Exercise aim
Word for word, quote all of the material, omitting the pictures.

* START *

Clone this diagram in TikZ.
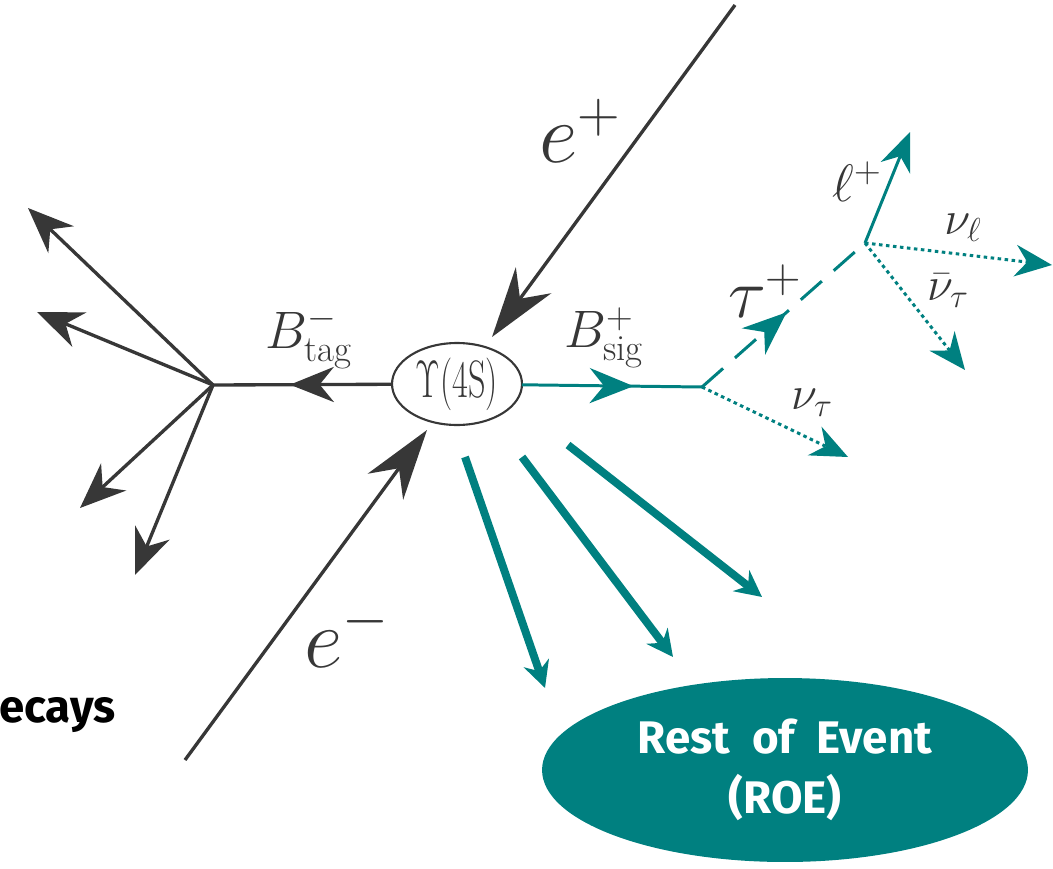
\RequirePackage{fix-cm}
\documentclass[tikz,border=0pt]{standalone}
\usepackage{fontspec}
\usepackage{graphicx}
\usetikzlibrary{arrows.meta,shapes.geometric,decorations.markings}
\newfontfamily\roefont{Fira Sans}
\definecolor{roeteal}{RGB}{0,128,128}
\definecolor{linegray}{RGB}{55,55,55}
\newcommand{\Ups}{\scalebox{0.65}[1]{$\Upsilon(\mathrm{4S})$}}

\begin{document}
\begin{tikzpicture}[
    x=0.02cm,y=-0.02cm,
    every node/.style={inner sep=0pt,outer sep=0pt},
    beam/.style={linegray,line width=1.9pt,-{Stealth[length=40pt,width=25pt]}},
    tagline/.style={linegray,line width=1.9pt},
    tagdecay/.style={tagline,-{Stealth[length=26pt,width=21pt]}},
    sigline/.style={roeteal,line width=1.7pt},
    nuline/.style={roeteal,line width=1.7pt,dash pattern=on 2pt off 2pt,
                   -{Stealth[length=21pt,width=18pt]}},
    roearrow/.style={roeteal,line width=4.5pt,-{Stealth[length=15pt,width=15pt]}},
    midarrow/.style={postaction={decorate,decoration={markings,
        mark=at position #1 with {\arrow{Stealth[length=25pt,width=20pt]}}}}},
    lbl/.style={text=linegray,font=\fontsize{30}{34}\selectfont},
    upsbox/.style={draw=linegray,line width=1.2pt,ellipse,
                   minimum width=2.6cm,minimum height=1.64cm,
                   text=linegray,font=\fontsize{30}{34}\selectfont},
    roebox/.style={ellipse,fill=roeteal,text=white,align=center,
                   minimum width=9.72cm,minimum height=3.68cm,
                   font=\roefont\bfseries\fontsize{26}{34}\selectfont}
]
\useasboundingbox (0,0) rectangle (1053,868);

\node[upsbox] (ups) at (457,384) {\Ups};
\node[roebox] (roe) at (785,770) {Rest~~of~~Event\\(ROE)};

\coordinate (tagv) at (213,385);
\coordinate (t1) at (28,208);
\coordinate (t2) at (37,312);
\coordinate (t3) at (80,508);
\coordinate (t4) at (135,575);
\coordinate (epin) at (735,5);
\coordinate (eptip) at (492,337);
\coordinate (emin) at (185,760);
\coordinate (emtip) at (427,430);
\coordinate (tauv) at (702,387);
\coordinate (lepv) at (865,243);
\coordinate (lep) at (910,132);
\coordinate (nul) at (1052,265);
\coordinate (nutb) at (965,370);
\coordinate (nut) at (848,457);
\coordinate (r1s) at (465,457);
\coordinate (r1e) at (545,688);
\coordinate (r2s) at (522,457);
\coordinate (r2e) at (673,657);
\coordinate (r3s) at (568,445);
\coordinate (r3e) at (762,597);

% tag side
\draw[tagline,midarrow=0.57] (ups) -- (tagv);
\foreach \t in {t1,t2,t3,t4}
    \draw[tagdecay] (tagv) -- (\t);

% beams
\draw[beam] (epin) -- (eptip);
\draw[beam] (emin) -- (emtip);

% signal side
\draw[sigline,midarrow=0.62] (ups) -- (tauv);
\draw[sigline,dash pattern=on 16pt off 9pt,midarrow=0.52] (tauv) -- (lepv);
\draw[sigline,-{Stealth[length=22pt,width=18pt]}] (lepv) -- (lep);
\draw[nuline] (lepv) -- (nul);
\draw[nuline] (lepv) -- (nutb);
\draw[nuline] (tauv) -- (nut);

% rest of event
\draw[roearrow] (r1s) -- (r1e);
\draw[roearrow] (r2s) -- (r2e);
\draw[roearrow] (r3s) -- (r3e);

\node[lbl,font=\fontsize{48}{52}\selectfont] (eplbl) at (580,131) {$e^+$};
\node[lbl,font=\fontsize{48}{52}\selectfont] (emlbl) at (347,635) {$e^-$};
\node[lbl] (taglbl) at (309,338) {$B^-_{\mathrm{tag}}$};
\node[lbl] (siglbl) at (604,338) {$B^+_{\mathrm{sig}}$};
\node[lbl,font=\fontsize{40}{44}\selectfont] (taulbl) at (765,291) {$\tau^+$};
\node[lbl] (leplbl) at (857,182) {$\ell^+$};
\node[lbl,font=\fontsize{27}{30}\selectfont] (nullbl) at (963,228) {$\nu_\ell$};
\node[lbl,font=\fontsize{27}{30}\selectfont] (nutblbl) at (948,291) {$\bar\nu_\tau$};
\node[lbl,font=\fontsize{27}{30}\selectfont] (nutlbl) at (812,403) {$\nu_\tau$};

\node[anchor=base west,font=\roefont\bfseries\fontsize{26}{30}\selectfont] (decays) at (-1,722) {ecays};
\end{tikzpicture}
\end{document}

* END *

Problem solution
Clone this diagram in TikZ.
\RequirePackage{fix-cm}
\documentclass[tikz,border=0pt]{standalone}
\usepackage{fontspec}
\usepackage{graphicx}
\usetikzlibrary{arrows.meta,shapes.geometric,decorations.markings}
\newfontfamily\roefont{Fira Sans}
\definecolor{roeteal}{RGB}{0,128,128}
\definecolor{linegray}{RGB}{55,55,55}
\newcommand{\Ups}{\scalebox{0.65}[1]{$\Upsilon(\mathrm{4S})$}}

\begin{document}
\begin{tikzpicture}[
    x=0.02cm,y=-0.02cm,
    every node/.style={inner sep=0pt,outer sep=0pt},
    beam/.style={linegray,line width=1.9pt,-{Stealth[length=40pt,width=25pt]}},
    tagline/.style={linegray,line width=1.9pt},
    tagdecay/.style={tagline,-{Stealth[length=26pt,width=21pt]}},
    sigline/.style={roeteal,line width=1.7pt},
    nuline/.style={roeteal,line width=1.7pt,dash pattern=on 2pt off 2pt,
                   -{Stealth[length=21pt,width=18pt]}},
    roearrow/.style={roeteal,line width=4.5pt,-{Stealth[length=15pt,width=15pt]}},
    midarrow/.style={postaction={decorate,decoration={markings,
        mark=at position #1 with {\arrow{Stealth[length=25pt,width=20pt]}}}}},
    lbl/.style={text=linegray,font=\fontsize{30}{34}\selectfont},
    upsbox/.style={draw=linegray,line width=1.2pt,ellipse,
                   minimum width=2.6cm,minimum height=1.64cm,
                   text=linegray,font=\fontsize{30}{34}\selectfont},
    roebox/.style={ellipse,fill=roeteal,text=white,align=center,
                   minimum width=9.72cm,minimum height=3.68cm,
                   font=\roefont\bfseries\fontsize{26}{34}\selectfont}
]
\useasboundingbox (0,0) rectangle (1053,868);

\node[upsbox] (ups) at (457,384) {\Ups};
\node[roebox] (roe) at (785,770) {Rest~~of~~Event\\(ROE)};

\coordinate (tagv) at (213,385);
\coordinate (t1) at (28,208);
\coordinate (t2) at (37,312);
\coordinate (t3) at (80,508);
\coordinate (t4) at (135,575);
\coordinate (epin) at (735,5);
\coordinate (eptip) at (492,337);
\coordinate (emin) at (185,760);
\coordinate (emtip) at (427,430);
\coordinate (tauv) at (702,387);
\coordinate (lepv) at (865,243);
\coordinate (lep) at (910,132);
\coordinate (nul) at (1052,265);
\coordinate (nutb) at (965,370);
\coordinate (nut) at (848,457);
\coordinate (r1s) at (465,457);
\coordinate (r1e) at (545,688);
\coordinate (r2s) at (522,457);
\coordinate (r2e) at (673,657);
\coordinate (r3s) at (568,445);
\coordinate (r3e) at (762,597);

% tag side
\draw[tagline,midarrow=0.57] (ups) -- (tagv);
\foreach \t in {t1,t2,t3,t4}
    \draw[tagdecay] (tagv) -- (\t);

% beams
\draw[beam] (epin) -- (eptip);
\draw[beam] (emin) -- (emtip);

% signal side
\draw[sigline,midarrow=0.62] (ups) -- (tauv);
\draw[sigline,dash pattern=on 16pt off 9pt,midarrow=0.52] (tauv) -- (lepv);
\draw[sigline,-{Stealth[length=22pt,width=18pt]}] (lepv) -- (lep);
\draw[nuline] (lepv) -- (nul);
\draw[nuline] (lepv) -- (nutb);
\draw[nuline] (tauv) -- (nut);

% rest of event
\draw[roearrow] (r1s) -- (r1e);
\draw[roearrow] (r2s) -- (r2e);
\draw[roearrow] (r3s) -- (r3e);

\node[lbl,font=\fontsize{48}{52}\selectfont] (eplbl) at (580,131) {$e^+$};
\node[lbl,font=\fontsize{48}{52}\selectfont] (emlbl) at (347,635) {$e^-$};
\node[lbl] (taglbl) at (309,338) {$B^-_{\mathrm{tag}}$};
\node[lbl] (siglbl) at (604,338) {$B^+_{\mathrm{sig}}$};
\node[lbl,font=\fontsize{40}{44}\selectfont] (taulbl) at (765,291) {$\tau^+$};
\node[lbl] (leplbl) at (857,182) {$\ell^+$};
\node[lbl,font=\fontsize{27}{30}\selectfont] (nullbl) at (963,228) {$\nu_\ell$};
\node[lbl,font=\fontsize{27}{30}\selectfont] (nutblbl) at (948,291) {$\bar\nu_\tau$};
\node[lbl,font=\fontsize{27}{30}\selectfont] (nutlbl) at (812,403) {$\nu_\tau$};

\node[anchor=base west,font=\roefont\bfseries\fontsize{26}{30}\selectfont] (decays) at (-1,722) {ecays};
\end{tikzpicture}
\end{document}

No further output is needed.